(Exercise requirements): Each line that holds the word "with" should be returned.

(Records for the exercise):
====================
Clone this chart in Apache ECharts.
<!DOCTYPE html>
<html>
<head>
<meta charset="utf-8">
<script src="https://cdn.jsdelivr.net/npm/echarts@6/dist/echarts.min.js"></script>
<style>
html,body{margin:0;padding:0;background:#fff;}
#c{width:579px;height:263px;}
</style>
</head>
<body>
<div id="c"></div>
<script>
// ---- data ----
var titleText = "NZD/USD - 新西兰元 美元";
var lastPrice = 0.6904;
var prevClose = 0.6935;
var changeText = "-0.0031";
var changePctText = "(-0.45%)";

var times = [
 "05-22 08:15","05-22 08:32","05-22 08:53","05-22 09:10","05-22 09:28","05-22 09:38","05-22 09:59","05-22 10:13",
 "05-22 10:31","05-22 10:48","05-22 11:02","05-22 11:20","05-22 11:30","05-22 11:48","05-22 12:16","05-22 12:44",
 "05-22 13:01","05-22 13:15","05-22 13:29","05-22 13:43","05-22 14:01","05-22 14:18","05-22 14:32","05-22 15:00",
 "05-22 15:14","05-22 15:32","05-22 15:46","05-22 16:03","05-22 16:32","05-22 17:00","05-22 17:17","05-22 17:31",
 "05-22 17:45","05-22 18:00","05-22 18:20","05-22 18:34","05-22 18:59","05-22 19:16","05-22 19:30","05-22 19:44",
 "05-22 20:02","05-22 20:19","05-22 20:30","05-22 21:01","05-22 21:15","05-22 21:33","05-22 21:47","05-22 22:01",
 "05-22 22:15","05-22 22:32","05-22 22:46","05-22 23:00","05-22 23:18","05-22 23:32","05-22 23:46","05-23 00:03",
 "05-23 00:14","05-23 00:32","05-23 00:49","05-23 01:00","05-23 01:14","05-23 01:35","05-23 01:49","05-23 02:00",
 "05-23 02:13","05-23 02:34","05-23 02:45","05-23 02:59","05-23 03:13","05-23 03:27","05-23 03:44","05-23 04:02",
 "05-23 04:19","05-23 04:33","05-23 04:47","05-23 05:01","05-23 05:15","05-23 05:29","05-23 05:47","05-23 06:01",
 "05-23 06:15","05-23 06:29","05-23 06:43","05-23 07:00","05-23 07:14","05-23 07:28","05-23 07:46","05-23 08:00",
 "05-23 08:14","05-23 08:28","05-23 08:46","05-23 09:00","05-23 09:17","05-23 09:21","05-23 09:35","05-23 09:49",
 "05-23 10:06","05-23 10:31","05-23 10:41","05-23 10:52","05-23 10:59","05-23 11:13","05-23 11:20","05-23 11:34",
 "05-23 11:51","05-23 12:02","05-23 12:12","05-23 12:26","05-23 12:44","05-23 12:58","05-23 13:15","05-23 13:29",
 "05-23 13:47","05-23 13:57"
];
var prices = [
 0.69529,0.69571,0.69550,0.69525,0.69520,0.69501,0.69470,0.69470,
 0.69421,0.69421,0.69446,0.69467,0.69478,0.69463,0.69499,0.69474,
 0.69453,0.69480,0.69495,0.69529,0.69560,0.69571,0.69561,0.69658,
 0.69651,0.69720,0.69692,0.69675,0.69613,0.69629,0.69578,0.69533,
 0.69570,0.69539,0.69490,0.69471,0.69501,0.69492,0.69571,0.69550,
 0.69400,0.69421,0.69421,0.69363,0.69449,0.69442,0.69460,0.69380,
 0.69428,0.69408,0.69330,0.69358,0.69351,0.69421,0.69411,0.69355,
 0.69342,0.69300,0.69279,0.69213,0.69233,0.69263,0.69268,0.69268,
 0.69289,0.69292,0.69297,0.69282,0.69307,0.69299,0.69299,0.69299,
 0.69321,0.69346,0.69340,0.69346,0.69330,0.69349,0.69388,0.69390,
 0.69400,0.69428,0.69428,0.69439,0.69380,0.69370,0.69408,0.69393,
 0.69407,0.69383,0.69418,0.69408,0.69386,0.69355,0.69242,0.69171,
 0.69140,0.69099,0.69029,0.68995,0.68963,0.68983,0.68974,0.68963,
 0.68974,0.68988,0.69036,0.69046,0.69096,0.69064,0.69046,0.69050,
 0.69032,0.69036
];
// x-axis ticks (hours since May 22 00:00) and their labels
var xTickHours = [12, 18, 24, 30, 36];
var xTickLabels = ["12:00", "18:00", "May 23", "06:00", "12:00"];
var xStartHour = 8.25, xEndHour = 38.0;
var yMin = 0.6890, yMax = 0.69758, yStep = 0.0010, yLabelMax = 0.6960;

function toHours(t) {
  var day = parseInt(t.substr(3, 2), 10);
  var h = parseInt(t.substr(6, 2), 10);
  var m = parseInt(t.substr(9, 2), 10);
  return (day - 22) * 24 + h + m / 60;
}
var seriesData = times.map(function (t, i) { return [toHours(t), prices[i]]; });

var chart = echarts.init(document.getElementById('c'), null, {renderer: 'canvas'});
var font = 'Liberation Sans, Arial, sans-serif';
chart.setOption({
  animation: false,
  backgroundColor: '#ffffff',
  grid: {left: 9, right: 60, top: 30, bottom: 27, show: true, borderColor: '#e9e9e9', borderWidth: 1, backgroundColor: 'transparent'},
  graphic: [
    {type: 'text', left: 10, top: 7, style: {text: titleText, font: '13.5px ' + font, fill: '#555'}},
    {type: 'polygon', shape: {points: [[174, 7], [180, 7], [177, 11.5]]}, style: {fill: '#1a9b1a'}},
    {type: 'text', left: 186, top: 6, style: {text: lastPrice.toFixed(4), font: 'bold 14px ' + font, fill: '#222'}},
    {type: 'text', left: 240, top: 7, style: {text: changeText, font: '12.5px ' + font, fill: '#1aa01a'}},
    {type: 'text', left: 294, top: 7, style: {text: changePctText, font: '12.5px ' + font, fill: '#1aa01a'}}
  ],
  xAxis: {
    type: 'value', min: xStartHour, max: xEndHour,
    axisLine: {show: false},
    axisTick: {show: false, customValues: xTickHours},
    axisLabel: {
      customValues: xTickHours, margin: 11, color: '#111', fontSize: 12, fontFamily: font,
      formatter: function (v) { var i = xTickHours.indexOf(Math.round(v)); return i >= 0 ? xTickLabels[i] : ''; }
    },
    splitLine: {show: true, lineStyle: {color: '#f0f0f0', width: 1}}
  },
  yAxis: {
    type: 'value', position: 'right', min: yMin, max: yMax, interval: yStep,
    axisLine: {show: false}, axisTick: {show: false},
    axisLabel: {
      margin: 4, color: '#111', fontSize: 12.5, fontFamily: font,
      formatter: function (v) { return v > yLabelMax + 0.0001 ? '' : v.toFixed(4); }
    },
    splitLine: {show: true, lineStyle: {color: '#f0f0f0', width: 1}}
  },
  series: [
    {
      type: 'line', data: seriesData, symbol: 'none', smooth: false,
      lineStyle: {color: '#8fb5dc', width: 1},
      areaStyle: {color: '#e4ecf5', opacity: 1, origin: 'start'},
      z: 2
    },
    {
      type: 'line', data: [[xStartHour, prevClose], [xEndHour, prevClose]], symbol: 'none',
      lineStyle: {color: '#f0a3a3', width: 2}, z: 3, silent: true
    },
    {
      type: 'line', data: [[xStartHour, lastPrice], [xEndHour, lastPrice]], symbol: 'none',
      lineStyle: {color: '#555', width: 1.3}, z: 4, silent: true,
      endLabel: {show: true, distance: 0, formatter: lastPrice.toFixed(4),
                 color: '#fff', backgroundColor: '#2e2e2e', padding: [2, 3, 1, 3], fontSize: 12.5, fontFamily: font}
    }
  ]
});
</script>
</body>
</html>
====================
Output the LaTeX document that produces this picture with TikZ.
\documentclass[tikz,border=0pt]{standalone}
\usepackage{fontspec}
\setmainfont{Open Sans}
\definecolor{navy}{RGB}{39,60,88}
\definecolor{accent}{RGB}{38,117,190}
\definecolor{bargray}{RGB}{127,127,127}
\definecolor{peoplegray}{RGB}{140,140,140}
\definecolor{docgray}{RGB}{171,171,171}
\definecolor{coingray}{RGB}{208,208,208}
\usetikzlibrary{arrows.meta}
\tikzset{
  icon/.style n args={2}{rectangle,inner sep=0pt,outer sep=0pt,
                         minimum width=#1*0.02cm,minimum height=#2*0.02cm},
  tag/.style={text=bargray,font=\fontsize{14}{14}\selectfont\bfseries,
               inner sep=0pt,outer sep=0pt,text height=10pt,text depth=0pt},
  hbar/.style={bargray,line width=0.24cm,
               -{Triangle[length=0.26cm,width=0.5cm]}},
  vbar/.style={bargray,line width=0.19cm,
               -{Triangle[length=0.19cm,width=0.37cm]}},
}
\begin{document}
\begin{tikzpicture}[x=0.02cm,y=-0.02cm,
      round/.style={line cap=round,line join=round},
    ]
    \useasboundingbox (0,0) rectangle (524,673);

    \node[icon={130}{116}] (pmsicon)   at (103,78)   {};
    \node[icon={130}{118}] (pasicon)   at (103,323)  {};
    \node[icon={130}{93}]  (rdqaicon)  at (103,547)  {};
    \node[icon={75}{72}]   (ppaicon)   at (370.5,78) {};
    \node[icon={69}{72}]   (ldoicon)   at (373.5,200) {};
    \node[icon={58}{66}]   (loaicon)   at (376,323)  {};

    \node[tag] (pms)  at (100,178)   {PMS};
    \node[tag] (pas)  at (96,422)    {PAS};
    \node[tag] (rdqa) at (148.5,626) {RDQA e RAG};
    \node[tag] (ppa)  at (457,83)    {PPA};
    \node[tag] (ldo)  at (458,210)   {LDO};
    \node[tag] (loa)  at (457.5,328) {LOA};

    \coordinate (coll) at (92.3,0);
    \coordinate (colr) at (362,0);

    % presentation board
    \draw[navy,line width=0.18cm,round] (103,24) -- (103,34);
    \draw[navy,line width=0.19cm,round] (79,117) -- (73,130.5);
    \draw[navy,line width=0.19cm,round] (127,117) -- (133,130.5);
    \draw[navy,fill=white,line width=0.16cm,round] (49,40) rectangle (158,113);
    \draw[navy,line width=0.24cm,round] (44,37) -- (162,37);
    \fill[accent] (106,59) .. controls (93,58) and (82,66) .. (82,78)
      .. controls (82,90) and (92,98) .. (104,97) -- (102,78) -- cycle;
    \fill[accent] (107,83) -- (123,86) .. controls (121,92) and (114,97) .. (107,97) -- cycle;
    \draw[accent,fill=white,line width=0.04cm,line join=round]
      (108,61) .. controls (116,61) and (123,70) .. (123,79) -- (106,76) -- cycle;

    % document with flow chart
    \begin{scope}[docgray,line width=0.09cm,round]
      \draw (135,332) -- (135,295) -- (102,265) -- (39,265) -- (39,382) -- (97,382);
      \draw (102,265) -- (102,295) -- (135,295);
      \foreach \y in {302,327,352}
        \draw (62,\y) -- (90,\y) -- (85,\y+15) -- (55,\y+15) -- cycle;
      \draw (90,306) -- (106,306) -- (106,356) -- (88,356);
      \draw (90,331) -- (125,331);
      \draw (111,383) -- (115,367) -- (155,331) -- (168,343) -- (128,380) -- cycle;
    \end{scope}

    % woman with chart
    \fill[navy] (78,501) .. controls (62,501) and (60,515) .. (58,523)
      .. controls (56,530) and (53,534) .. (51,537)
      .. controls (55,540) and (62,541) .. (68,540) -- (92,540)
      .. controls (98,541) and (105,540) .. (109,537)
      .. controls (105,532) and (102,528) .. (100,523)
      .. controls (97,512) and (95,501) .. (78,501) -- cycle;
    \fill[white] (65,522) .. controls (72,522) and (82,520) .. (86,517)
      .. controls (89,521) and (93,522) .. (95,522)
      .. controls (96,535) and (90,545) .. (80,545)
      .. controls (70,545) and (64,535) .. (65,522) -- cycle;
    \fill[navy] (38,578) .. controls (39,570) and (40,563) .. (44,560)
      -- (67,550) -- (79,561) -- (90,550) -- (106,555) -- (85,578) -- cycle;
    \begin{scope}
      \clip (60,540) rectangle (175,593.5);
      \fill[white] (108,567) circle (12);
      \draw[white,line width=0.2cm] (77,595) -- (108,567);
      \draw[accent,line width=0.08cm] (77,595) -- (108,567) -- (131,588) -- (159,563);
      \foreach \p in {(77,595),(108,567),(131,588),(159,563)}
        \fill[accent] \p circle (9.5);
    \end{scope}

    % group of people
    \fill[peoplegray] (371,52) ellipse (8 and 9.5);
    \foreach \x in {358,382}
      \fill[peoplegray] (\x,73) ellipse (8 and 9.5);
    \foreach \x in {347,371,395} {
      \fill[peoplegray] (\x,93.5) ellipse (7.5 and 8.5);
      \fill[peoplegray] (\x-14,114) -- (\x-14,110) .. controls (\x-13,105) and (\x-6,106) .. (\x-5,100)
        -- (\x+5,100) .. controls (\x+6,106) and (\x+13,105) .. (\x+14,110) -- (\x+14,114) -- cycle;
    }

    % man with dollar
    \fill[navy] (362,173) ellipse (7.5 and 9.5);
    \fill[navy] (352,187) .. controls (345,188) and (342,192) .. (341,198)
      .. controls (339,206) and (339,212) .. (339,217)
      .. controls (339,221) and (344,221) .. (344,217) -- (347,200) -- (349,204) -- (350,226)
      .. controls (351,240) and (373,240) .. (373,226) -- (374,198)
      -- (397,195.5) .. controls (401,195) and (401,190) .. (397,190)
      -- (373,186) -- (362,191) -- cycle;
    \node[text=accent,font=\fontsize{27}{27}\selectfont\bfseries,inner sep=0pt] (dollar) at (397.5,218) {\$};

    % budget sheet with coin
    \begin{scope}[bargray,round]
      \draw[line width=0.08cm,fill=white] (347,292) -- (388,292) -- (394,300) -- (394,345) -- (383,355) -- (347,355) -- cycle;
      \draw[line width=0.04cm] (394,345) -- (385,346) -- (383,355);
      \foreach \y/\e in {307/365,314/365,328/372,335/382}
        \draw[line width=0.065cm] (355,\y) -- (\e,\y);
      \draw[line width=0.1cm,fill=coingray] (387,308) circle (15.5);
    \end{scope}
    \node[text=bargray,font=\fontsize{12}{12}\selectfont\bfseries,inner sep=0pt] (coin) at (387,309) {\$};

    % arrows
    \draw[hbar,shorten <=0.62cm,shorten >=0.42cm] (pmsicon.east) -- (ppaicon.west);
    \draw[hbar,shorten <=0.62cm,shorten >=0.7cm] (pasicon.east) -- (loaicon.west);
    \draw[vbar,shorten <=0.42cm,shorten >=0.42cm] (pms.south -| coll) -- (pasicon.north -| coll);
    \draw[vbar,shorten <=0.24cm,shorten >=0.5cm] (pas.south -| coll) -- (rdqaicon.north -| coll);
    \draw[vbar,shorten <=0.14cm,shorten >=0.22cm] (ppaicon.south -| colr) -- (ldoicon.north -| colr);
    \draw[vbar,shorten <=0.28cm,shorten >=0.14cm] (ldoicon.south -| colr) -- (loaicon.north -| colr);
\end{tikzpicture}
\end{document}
====================
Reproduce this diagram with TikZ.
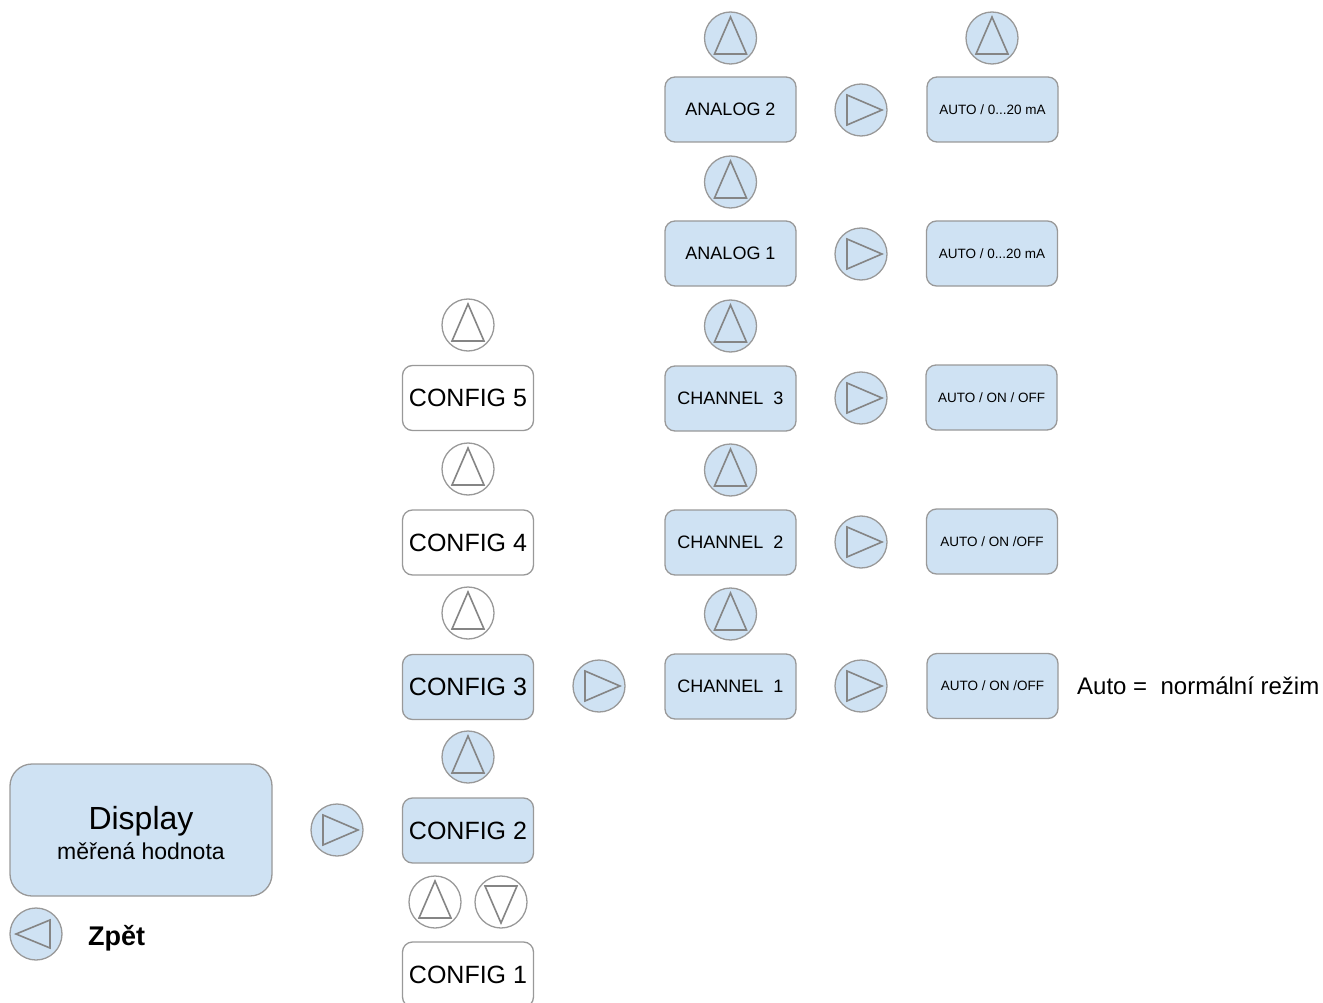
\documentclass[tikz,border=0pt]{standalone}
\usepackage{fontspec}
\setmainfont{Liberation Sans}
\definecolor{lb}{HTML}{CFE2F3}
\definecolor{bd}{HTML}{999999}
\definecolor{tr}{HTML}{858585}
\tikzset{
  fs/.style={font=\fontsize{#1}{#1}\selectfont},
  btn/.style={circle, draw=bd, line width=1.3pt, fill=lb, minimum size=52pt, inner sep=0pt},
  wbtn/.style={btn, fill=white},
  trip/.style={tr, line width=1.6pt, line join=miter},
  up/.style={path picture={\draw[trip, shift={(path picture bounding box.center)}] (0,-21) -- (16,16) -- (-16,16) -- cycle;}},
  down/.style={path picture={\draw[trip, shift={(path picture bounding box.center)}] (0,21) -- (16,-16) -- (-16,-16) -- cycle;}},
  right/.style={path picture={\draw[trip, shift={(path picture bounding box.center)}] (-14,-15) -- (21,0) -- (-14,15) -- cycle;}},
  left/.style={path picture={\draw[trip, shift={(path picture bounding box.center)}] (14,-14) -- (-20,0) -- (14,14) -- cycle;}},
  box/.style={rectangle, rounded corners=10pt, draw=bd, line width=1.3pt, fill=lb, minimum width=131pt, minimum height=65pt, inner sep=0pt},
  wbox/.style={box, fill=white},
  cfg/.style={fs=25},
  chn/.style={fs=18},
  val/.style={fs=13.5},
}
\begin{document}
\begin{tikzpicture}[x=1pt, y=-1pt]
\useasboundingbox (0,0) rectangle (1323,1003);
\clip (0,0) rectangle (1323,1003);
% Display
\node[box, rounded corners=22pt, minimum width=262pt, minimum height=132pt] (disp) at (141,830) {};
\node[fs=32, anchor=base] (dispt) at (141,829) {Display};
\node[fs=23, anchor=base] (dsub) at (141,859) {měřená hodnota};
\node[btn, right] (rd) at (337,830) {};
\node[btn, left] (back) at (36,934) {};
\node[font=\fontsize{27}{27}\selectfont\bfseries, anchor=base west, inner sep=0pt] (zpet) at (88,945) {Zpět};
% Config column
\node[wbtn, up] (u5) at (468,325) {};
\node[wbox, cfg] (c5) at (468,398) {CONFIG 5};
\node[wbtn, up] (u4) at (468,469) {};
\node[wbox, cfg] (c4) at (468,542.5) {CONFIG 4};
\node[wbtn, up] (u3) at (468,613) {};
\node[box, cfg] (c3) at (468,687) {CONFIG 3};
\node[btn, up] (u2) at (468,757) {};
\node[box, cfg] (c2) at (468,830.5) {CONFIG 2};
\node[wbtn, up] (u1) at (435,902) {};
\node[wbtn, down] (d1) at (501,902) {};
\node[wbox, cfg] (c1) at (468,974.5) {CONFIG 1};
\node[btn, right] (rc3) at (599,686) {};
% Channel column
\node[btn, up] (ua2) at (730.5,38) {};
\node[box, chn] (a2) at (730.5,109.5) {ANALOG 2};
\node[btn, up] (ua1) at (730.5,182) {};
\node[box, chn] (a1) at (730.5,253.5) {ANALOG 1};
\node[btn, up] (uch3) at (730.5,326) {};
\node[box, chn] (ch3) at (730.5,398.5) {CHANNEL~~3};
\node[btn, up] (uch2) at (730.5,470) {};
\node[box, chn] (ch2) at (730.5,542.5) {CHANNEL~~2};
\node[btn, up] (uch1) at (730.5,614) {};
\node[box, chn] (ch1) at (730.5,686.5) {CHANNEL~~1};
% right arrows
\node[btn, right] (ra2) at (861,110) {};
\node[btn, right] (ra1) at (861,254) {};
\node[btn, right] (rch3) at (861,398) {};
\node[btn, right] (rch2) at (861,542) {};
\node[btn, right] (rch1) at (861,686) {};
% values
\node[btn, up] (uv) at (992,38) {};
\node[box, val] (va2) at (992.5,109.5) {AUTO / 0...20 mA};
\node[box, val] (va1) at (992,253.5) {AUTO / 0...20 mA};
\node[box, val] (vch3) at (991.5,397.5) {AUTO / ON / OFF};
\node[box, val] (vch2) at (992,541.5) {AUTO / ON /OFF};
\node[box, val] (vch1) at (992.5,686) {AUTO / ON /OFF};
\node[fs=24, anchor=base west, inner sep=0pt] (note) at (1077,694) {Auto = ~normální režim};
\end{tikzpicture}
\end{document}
====================
(Result of this task):
Output the LaTeX document that produces this picture with TikZ.
    % document with flow chart
    % woman with chart
    % man with dollar
    % budget sheet with coin
Reproduce this diagram with TikZ.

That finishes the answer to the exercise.